After being diagnosed with stage 4 terminal breast cancer I decided to re-focus on my creative self and have gone from Chief Executive to poet.

In 2010, I was diagnosed with breast cancer in both breasts and had a bilateral mastectomy, chemotherapy and radiotherapy. This took me out of the world for about a year, that was followed up with Tamoxifen for 5 years and then I was just getting on with my life; I never even thought about breast cancer again. 8 years later, I started getting abdominal pain, I had just got back from India and thought it could just be a stomach bug. In the end, I went to doctors and began a journey of diagnosis from February to June when I went into hospital to have my ovaries removed. They told me they could not do the operation because the cancer was not just on my ovaries but in 12 other places. The biology came back and I was finally diagnosed with stage 4 terminal breast cancer. They then checked my top half and the cancer is in my backbone, ribs and shoulders. It is a hormonal breast cancer and I am being treated with an oestrogen blocker and chemotherapy. I just had my seventh round of palliative chemotherapy – it’s now about keeping me alive. I will always be on something until it stops working and then we will see what happens.

I am not dying of cancer, I am living with cancer. The initial shock of thinking I could be dead this time next year and worrying about how long I have to live passes; some days I wouldn’t even know that I have cancer. You just get on with living. In the last 7 months, I have had 2 more scans and the cancer is now stable and hasn’t grown or gone anywhere else.

We all know we are going to die but it’s different feeling like you are going to die. The impact on me has been alright really, apart from the emotional entrapment around all the people I love and thoughts about I am not going to see my niece get married and all that sort of stuff. It has really opened my heart in a deeper way, and I noticed that I can see and feel the love and compassion in the people around me, it’s raw and real and that is actually quite nice. Creating lovely experiences and memories with people is more important than things or anything material. You get a deeper sensitivity about what’s important and when it comes to the crunch. This is what life is all about, it’s about love and connection.

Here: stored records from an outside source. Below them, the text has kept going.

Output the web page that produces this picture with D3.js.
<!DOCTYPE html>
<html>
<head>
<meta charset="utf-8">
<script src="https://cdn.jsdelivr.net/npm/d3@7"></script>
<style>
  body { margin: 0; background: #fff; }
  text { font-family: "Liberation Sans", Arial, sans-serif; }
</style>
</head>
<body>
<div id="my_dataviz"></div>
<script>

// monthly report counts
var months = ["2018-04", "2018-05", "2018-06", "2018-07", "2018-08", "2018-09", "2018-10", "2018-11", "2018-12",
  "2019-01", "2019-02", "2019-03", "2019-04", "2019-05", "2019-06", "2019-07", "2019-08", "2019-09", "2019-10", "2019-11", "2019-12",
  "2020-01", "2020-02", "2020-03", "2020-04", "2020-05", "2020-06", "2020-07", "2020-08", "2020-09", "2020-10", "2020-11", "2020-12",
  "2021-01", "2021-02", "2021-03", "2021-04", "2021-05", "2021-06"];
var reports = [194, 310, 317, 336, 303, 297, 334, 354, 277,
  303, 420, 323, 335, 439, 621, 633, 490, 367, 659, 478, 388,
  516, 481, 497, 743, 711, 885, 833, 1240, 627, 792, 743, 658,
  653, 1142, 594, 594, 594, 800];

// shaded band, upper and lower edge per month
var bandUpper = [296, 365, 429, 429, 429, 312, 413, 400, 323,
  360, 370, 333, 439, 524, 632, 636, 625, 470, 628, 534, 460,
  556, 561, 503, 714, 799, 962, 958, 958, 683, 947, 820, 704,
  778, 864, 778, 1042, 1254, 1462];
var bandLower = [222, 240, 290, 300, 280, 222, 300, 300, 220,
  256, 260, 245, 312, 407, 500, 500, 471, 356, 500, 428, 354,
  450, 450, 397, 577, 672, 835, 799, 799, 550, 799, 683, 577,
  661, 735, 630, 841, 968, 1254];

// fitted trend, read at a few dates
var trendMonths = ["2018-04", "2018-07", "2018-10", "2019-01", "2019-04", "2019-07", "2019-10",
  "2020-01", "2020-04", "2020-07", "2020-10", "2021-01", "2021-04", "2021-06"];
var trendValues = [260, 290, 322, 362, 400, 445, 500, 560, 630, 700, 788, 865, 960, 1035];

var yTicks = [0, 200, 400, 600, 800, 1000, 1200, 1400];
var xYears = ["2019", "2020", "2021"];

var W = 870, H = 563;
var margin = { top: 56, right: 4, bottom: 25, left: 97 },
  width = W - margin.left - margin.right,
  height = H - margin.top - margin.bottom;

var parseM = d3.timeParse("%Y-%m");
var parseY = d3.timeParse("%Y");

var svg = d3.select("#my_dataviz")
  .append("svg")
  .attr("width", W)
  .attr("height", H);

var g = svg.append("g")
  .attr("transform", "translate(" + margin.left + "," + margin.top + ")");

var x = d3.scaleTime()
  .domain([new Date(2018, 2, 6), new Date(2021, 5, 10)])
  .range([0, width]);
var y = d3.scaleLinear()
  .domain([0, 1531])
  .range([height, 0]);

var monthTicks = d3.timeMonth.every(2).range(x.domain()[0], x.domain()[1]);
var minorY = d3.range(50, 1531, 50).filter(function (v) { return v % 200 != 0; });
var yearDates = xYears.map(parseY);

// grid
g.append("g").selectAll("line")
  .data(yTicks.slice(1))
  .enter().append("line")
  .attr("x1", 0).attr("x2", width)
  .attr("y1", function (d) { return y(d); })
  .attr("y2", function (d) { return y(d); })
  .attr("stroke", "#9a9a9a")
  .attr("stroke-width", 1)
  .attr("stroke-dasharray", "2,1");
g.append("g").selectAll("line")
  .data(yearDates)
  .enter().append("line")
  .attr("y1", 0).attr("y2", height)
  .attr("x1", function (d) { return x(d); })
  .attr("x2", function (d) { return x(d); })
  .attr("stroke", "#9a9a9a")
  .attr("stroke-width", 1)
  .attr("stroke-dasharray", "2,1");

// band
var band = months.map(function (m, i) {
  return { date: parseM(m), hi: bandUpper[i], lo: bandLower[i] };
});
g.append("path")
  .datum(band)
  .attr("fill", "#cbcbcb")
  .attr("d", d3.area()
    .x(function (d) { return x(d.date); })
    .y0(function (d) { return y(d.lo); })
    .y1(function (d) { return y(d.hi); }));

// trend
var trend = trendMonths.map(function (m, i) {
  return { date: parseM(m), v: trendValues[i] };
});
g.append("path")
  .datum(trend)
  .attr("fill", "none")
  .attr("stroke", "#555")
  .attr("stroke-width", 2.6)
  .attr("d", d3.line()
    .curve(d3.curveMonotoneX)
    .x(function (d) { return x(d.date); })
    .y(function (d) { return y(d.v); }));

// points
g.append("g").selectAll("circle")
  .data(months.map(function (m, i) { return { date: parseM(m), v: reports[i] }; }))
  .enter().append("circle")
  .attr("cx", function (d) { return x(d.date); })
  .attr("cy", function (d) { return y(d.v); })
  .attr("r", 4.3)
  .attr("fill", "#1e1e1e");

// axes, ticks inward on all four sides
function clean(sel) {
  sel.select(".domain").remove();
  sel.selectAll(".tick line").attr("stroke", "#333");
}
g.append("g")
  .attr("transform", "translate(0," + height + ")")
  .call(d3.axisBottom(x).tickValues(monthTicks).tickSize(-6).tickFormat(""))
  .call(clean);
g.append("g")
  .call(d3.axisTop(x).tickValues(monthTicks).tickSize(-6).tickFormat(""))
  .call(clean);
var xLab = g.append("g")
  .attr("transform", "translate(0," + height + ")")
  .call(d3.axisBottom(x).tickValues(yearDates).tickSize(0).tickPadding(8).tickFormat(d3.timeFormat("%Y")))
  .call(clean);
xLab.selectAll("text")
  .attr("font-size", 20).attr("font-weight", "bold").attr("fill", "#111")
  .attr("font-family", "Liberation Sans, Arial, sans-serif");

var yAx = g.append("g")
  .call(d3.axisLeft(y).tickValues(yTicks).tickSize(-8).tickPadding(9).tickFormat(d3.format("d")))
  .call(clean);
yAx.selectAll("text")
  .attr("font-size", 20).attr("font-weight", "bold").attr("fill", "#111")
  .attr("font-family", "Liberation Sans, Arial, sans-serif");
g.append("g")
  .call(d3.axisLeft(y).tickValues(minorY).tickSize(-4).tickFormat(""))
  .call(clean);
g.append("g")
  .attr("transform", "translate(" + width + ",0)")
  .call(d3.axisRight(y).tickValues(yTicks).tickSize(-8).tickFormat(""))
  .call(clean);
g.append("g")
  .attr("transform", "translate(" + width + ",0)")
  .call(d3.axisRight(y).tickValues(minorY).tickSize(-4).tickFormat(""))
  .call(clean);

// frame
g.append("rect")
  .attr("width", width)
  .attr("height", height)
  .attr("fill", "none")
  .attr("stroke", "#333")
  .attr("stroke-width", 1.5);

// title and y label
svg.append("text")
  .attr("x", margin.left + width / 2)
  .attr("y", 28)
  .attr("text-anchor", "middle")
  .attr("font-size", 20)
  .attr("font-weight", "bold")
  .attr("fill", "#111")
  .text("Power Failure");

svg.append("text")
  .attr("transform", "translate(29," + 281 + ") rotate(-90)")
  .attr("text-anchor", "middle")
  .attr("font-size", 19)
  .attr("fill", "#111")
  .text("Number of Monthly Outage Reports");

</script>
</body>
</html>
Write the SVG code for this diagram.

My working life has always been about building communities and looking after other people, whether it was through community projects or campaigns. I was a social campaigner from 14 years old and then had 40 years of working in and around collective communities to improve peoples’ lives. I have always worked around the Merseyside and was the head of a council in house youth service. I was looking at the policy and strategy and once austerity started in 2010, I realised if we didn’t do something radical, we would disappear. I started a youth organisation, which is now a very powerful co-operative between the staff and young people in Knowsley and develops youth services against the current trends. I loved my job and went into a bit of a mild shock when I realised I only have a couple of years to live and knew I didn’t want to spend it in meetings. I wanted to spend it writing poetry and being creative and developing myself as an artist.

The thing that keeps you going, keeps you alive and heals you, is your life’s force and life’s energy. If I can keep that up and keep being creative, I think it will do as much for me in the journey as the chemo or any other alternative physical health things. I think it’s about me as an emotional and spiritual person now and I have to focus on myself and my own healing, which is the complete opposite of how I have always been.

On my 55th birthday, I will be launching my book of poems called “Most Women I Know”. It’s a random collection of my work that I have pulled out of carrier bags under the bed. I have been writing since I was about 13 and the wonderful thing about my early work is that it rhymes incredibly, it is very young and shows my personal journey. Getting my poetry out into the world has always been in the back of my mind and because of my circumstances now, it has actually happened. It’s a dream come true!